The mortgage rate highly affects how much “home a person can afford” (typically 2x to 2.5x gross income) for all but the very wealthy. If mortgage rates go up by 2x (which is what they should do with 4-5% inflation, not even the latest 7%), most people could afford to pay nearly half as much for a house. It would, in turn, result in a severe drop in house prices, a house price bubble.
Currently, the federal government, via Fannie Mae, appears to be subsidizing mortgages by buying them back from lenders at low-interest rates to keep the lenders’ rates low. Fannie Mae has historically been driven by politics, perhaps more so than economics. Politically, the federal government wants to believe the current high inflation is “transitory.” But at some point, things have to give if inflation stays above even 3%, no less last year’s 5% or the current 7%. If they keep leading money below inflation, they will directly fuel more inflation as people will be incentivized to borrow and buy now both for homes and everything else.
I don’t know for sure what the effect will be. But I keep hearing crazy talk when “experts” say rates could go up a quart point (0.25%) to half a point (0.5%) when the current rates are out of whack historically by more than 4%. They either expect inflation to go down rapidly, don’t understand history, or the results are politically untenable. Regardless, over time things will have to average out one way or the other.
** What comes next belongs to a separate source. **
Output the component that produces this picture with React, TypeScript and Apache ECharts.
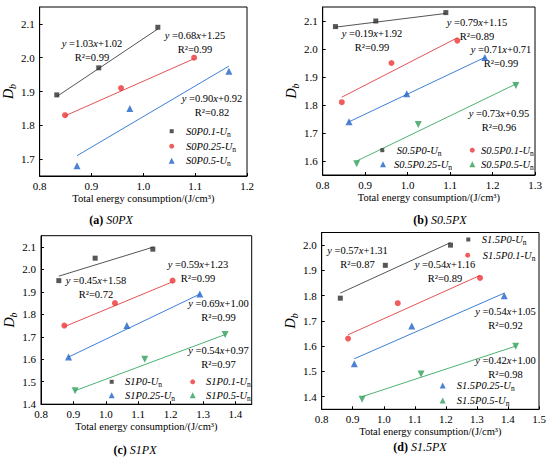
import React, { useEffect, useRef } from 'react';
import * as echarts from 'echarts';

const FONT = "'Liberation Serif', 'Times New Roman', 'DejaVu Serif', serif";

// ---------- (a) S0PX ----------
const aNames = ['S0P0.1-Un', 'S0P0.25-Un', 'S0P0.5-Un'];
const aX = [[0.833, 0.914, 1.028], [0.849, 0.957, 1.098], [0.872, 0.974, 1.165]];
const aY = [[1.89, 1.97, 2.09], [1.83, 1.91, 2.0], [1.68, 1.85, 1.96]];
const aFitX = [[0.833, 1.028], [0.849, 1.098], [0.872, 1.165]];
const aFitY = [[1.885, 2.085], [1.828, 1.997], [1.71, 1.975]];
const aSlope = ['1.03', '0.68', '0.90'];
const aIntercept = ['1.02', '1.25', '0.92'];
const aR2 = ['0.99', '0.99', '0.82'];
const aXTicks = [0.8, 0.9, 1.0, 1.1, 1.2];
const aYTicks = [1.7, 1.8, 1.9, 2.0, 2.1];
const aXRange = [0.8, 1.2];
const aYRange = [1.65, 2.15];

// ---------- (b) S0.5PX ----------
const bNames = ['S0.5P0-Un', 'S0.5P0.1-Un', 'S0.5P0.25-Un', 'S0.5P0.5-Un'];
const bX = [[0.83, 0.925, 1.09], [0.845, 0.962, 1.117], [0.862, 0.998, 1.182], [0.88, 1.025, 1.255]];
const bY = [[2.08, 2.1, 2.13], [1.81, 1.95, 2.03], [1.74, 1.84, 1.97], [1.59, 1.73, 1.87]];
const bFitX = [[0.83, 1.09], [0.845, 1.117], [0.862, 1.182], [0.88, 1.255]];
const bFitY = [[2.078, 2.127], [1.828, 2.04], [1.74, 1.97], [1.6, 1.875]];
const bSlope = ['0.19', '0.79', '0.71', '0.73'];
const bIntercept = ['1.92', '1.15', '0.71', '0.95'];
const bR2 = ['0.99', '0.89', '0.99', '0.96'];
const bXTicks = [0.8, 0.9, 1.0, 1.1, 1.2, 1.3];
const bYTicks = [1.6, 1.7, 1.8, 1.9, 2.0, 2.1];
const bXRange = [0.8, 1.3];
const bYRange = [1.55, 2.15];

// ---------- (c) S1PX ----------
const cNames = ['S1P0-Un', 'S1P0.1-Un', 'S1P0.25-Un', 'S1P0.5-Un'];
const cX = [[0.855, 0.967, 1.145], [0.872, 1.028, 1.206], [0.885, 1.065, 1.29], [0.905, 1.12, 1.368]];
const cY = [[1.95, 2.05, 2.09], [1.75, 1.85, 1.95], [1.61, 1.75, 1.89], [1.46, 1.6, 1.71]];
const cFitX = [[0.855, 1.148], [0.872, 1.206], [0.885, 1.29], [0.905, 1.368]];
const cFitY = [[1.97, 2.1], [1.745, 1.945], [1.61, 1.89], [1.46, 1.71]];
const cSlope = ['0.45', '0.59', '0.69', '0.54'];
const cIntercept = ['1.58', '1.23', '1.00', '0.97'];
const cR2 = ['0.72', '0.99', '0.99', '0.97'];
const cXTicks = [0.8, 0.9, 1.0, 1.1, 1.2, 1.3, 1.4];
const cYTicks = [1.4, 1.5, 1.6, 1.7, 1.8, 1.9, 2.0, 2.1];
const cXRange = [0.8, 1.45];
const cYRange = [1.4, 2.15];

// ---------- (d) S1.5PX ----------
const dNames = ['S1.5P0-Un', 'S1.5P0.1-Un', 'S1.5P0.25-Un', 'S1.5P0.5-Un'];
const dX = [[0.86, 1.005, 1.215], [0.885, 1.045, 1.31], [0.905, 1.09, 1.388], [0.93, 1.12, 1.425]];
const dY = [[1.79, 1.92, 2.0], [1.63, 1.77, 1.87], [1.53, 1.68, 1.8], [1.39, 1.49, 1.6]];
const dFitX = [[0.86, 1.215], [0.885, 1.31], [0.905, 1.388], [0.93, 1.425]];
const dFitY = [[1.81, 2.01], [1.645, 1.88], [1.55, 1.81], [1.4, 1.6]];
const dSlope = ['0.57', '0.54', '0.54', '0.42'];
const dIntercept = ['1.31', '1.16', '1.05', '1.00'];
const dR2 = ['0.87', '0.89', '0.92', '0.98'];
const dXTicks = [0.8, 0.9, 1.0, 1.1, 1.2, 1.3, 1.4, 1.5];
const dYTicks = [1.4, 1.5, 1.6, 1.7, 1.8, 1.9, 2.0];
const dXRange = [0.8, 1.5];
const dYRange = [1.35, 2.05];

const captionTags = ['(a)', '(b)', '(c)', '(d)'];
const captionNames = ['S0PX', 'S0.5PX', 'S1PX', 'S1.5PX'];

// ---------- styles / layout ----------
const MARK = ['#2d2d2d', '#ec3434', '#1f62c9', '#2f9f5b'];
const LINE = ['#555555', '#e55353', '#3e80d6', '#4db273'];
const SYMBOL = ['rect', 'circle', 'triangle', 'triangle'];
const ROT = [0, 0, 0, 180];
const SIZE = [5, 6, 7, 7];

const panels = [
  {
    names: aNames, x: aX, y: aY, fx: aFitX, fy: aFitY, slope: aSlope, icpt: aIntercept, r2: aR2,
    xt: aXTicks, yt: aYTicks, xr: aXRange, yr: aYRange,
    grid: { left: 39.5, top: 7, width: 207.5, height: 169 },
    colors: [0, 1, 2],
    eq: [[92, 43], [195, 35], [212, 98]],
    leg: [[171.7, 132.7, 186], [171.7, 147.7, 186], [171.7, 162.3, 186]],
    cap: [111, 220],
  },
  {
    names: bNames, x: bX, y: bY, fx: bFitX, fy: bFitY, slope: bSlope, icpt: bIntercept, r2: bR2,
    xt: bXTicks, yt: bYTicks, xr: bXRange, yr: bYRange,
    grid: { left: 322.7, top: 7, width: 212.3, height: 168 },
    colors: [0, 1, 2, 3],
    eq: [[372, 33], [477, 22], [501, 49], [499, 113]],
    leg: [[382.3, 151.7, 396.7], [472.3, 151.7, 481], [383, 165.7, 394], [472.3, 165.7, 481]],
    cap: [440, 220],
  },
  {
    names: cNames, x: cX, y: cY, fx: cFitX, fy: cFitY, slope: cSlope, icpt: cIntercept, r2: cR2,
    xt: cXTicks, yt: cYTicks, xr: cXRange, yr: cYRange,
    grid: { left: 41, top: 235.7, width: 210.7, height: 168.5 },
    colors: [0, 1, 2, 3],
    eq: [[96, 280.7], [198, 264], [218.5, 303], [218.5, 350]],
    leg: [[111.7, 383.3, 125], [192.7, 383.3, 206], [111.7, 396.7, 125], [192.7, 396.7, 206]],
    cap: [135, 450],
  },
  {
    names: dNames, x: dX, y: dY, fx: dFitX, fy: dFitY, slope: dSlope, icpt: dIntercept, r2: dR2,
    xt: dXTicks, yt: dYTicks, xr: dXRange, yr: dYRange,
    grid: { left: 321.7, top: 232.5, width: 217.3, height: 176.8 },
    colors: [0, 1, 2, 3],
    eq: [[357.5, 250], [445, 264], [505.5, 311], [505.5, 360]],
    leg: [[468.3, 241, 481.7], [467.7, 256.7, 482.7], [442.7, 387, 456.7], [442.7, 402, 456.7]],
    cap: [420, 447],
  },
];

const FS = 10.5;
const TICK_FS = 11;

function buildOption() {
  const grid: any[] = [];
  const xAxis: any[] = [];
  const yAxis: any[] = [];
  const series: any[] = [];
  const legend: any[] = [];
  const graphic: any[] = [];

  panels.forEach((p, i) => {
    grid.push({ ...p.grid, show: true, borderColor: '#000', borderWidth: 1, backgroundColor: 'transparent', containLabel: false });
    const labelStyle = { fontFamily: FONT, fontSize: TICK_FS, color: '#000' };
    xAxis.push({
      type: 'value', gridIndex: i, min: p.xr[0], max: p.xr[1],
      name: 'Total energy consumption/(J/cm³)', nameLocation: 'middle', nameGap: 17,
      nameTextStyle: { fontFamily: FONT, fontSize: FS, color: '#000' },
      axisLine: { show: true, onZero: false, lineStyle: { color: '#000', width: 1 } },
      axisTick: { show: true, inside: true, length: 3, customValues: p.xt, lineStyle: { color: '#000' } },
      axisLabel: { customValues: p.xt, formatter: (v: number) => v.toFixed(1), margin: 4, ...labelStyle },
      splitLine: { show: false },
    });
    yAxis.push({
      type: 'value', gridIndex: i, min: p.yr[0], max: p.yr[1],
      name: '{d|D}{sb|b}', nameLocation: 'middle', nameGap: 22, nameRotate: 90,
      nameTextStyle: {
        fontFamily: FONT,
        rich: {
          d: { fontFamily: FONT, fontStyle: 'italic', fontSize: 14, lineHeight: 18, color: '#000' },
          sb: { fontFamily: FONT, fontStyle: 'italic', fontSize: 10, lineHeight: 10, verticalAlign: 'bottom', color: '#000' },
        },
      },
      axisLine: { show: true, onZero: false, lineStyle: { color: '#000', width: 1 } },
      axisTick: { show: true, inside: true, length: 3, customValues: p.yt, lineStyle: { color: '#000' } },
      axisLabel: { customValues: p.yt, formatter: (v: number) => v.toFixed(1), margin: 5, ...labelStyle },
      splitLine: { show: false },
    });

    p.names.forEach((name, j) => {
      const c = p.colors[j];
      series.push({
        type: 'scatter', name, xAxisIndex: i, yAxisIndex: i,
        data: p.x[j].map((v, k) => [v, p.y[j][k]]),
        symbol: SYMBOL[c], symbolSize: SIZE[c], symbolRotate: ROT[c],
        itemStyle: { color: MARK[c] }, z: 3,
      });
      series.push({
        type: 'line', name: 'fit ' + name, xAxisIndex: i, yAxisIndex: i,
        data: [[p.fx[j][0], p.fy[j][0]], [p.fx[j][1], p.fy[j][1]]],
        symbol: 'none', showSymbol: false,
        lineStyle: { color: LINE[c], width: 1 }, z: 2,
      });

      const [sx, sy, tx] = p.leg[j];
      const s = SIZE[c] - 1;
      const pad = Math.max(0, tx - sx - s / 2 - 5);
      legend.push({
        data: [name], left: sx - s / 2, top: sy - 7, padding: 0, itemGap: 0,
        itemWidth: s, itemHeight: s, selectedMode: false,
        formatter: (n: string) => `{i|${n.slice(0, -1)}}{s|n}`,
        textStyle: {
          fontFamily: FONT,
          rich: {
            i: { fontFamily: FONT, fontStyle: 'italic', fontSize: FS, lineHeight: 14, color: '#000', padding: [0, 0, 0, pad] },
            s: { fontFamily: FONT, fontSize: 7.5, lineHeight: 8, verticalAlign: 'bottom', color: '#000' },
          },
        },
      });

      const [ex, ey] = p.eq[j];
      graphic.push({
        type: 'text', x: ex, y: ey, silent: true,
        style: {
          text: `{i|y} =${p.slope[j]}{i|x}+${p.icpt[j]}`,
          fontFamily: FONT, fontSize: FS, fill: '#000', align: 'center', verticalAlign: 'middle',
          rich: { i: { fontFamily: FONT, fontStyle: 'italic', fontSize: FS, fill: '#000' } },
        },
      });
      graphic.push({
        type: 'text', x: ex, y: ey + 14, silent: true,
        style: {
          text: `R²=${p.r2[j]}`,
          fontFamily: FONT, fontSize: FS, fill: '#000', align: 'center', verticalAlign: 'middle',
        },
      });
    });

    graphic.push({
      type: 'text', x: p.cap[0], y: p.cap[1], silent: true,
      style: {
        text: `{b|${captionTags[i]}} {i|${captionNames[i]}}`,
        fontFamily: FONT, fontSize: 12, fill: '#000', align: 'center', verticalAlign: 'middle',
        rich: {
          b: { fontFamily: FONT, fontWeight: 'bold', fontSize: 12, fill: '#000' },
          i: { fontFamily: FONT, fontStyle: 'italic', fontSize: 12, fill: '#000' },
        },
      },
    });
  });

  return {
    animation: false,
    backgroundColor: '#ffffff',
    textStyle: { fontFamily: FONT },
    grid, xAxis, yAxis, series, legend, graphic,
  };
}

export default function App() {
  const ref = useRef<HTMLDivElement>(null);
  useEffect(() => {
    document.body.style.margin = '0';
    if (!ref.current) return;
    const chart = echarts.init(ref.current, undefined, { renderer: 'svg' });
    chart.setOption(buildOption() as any);
    return () => chart.dispose();
  }, []);
  return <div ref={ref} style={{ width: 550, height: 462 }} />;
}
Thanks for sharing, though I fear you are even less concerned than you should be. Inflation is nothing more than a tax. It’s an especially abhorrent one too, since it penalizes those who are responsible and prudent, and rewards the reckless and foolhardy. But putting that aside even, the lawmakers cannot help themselves from making it worse. It will be bad enough to see the value of each and every dollar become less and less, but the terrifying endgame is that they devalue the dollar to such an extent that it is no longer viewed as the reserve currency of the world. People have no idea what an advantage this has given this country over the last 100 years, and what the end of it would mean to them. None. The end of dollar hegemony will result in hardship beyond what any of the so-called experts can begin to understand. It would test the very civility of the American people. And yet the elected elite clamor for more and more and more money to buy favor and signal their virtue. They cannot help themselves from throwing fuel on the fire. I only hope that some kind of shock happens sooner rather than later. It will be painful. Very much so. But every quarter that goes by now will ensure that it is that much worse when it does inevitably end involuntarily.
An interesting chart to line up is gradual gold repatriation from the US to various countries from 2001, as well as gold theft from middle eastern countries (Iraq in ~2009) to the US. The price of gold. Population size. People staying inside during Covid and mainly buying from other countries.
The gold issue maybe may be interesting as well. Still, regardless of Covid, the 30-year home mortgage rate can’t be lower than the inflation rate for very long without the US government constantly printing money which will cause more inflation. It sets up a buy now which cheap money you can borrow now before prices rise.
What get’s me is that Bankrate (https://www.bankrate.com/mortgages/mortgage-rate-forecast/) is saying that mortgages will increase to as much as 3.5% before setting back to 3.5% by the end of 2022. If inflation stays above 4%, and currently it is 7.5%, I don’t see how this is possible and this does not even factor in that mortgages have been 3% to 4% higher than inflation. It seems to be a self-fulfilling prophecy if inflation stays over 4%.
Fed is printing money like crazy? Sure as eggs it’s Russian-Chinese interference. Join the Navy!
Hey, when a review of Lynx R1? I think of using it as a VR180 camera with LifecastVR software. Is it a good idea?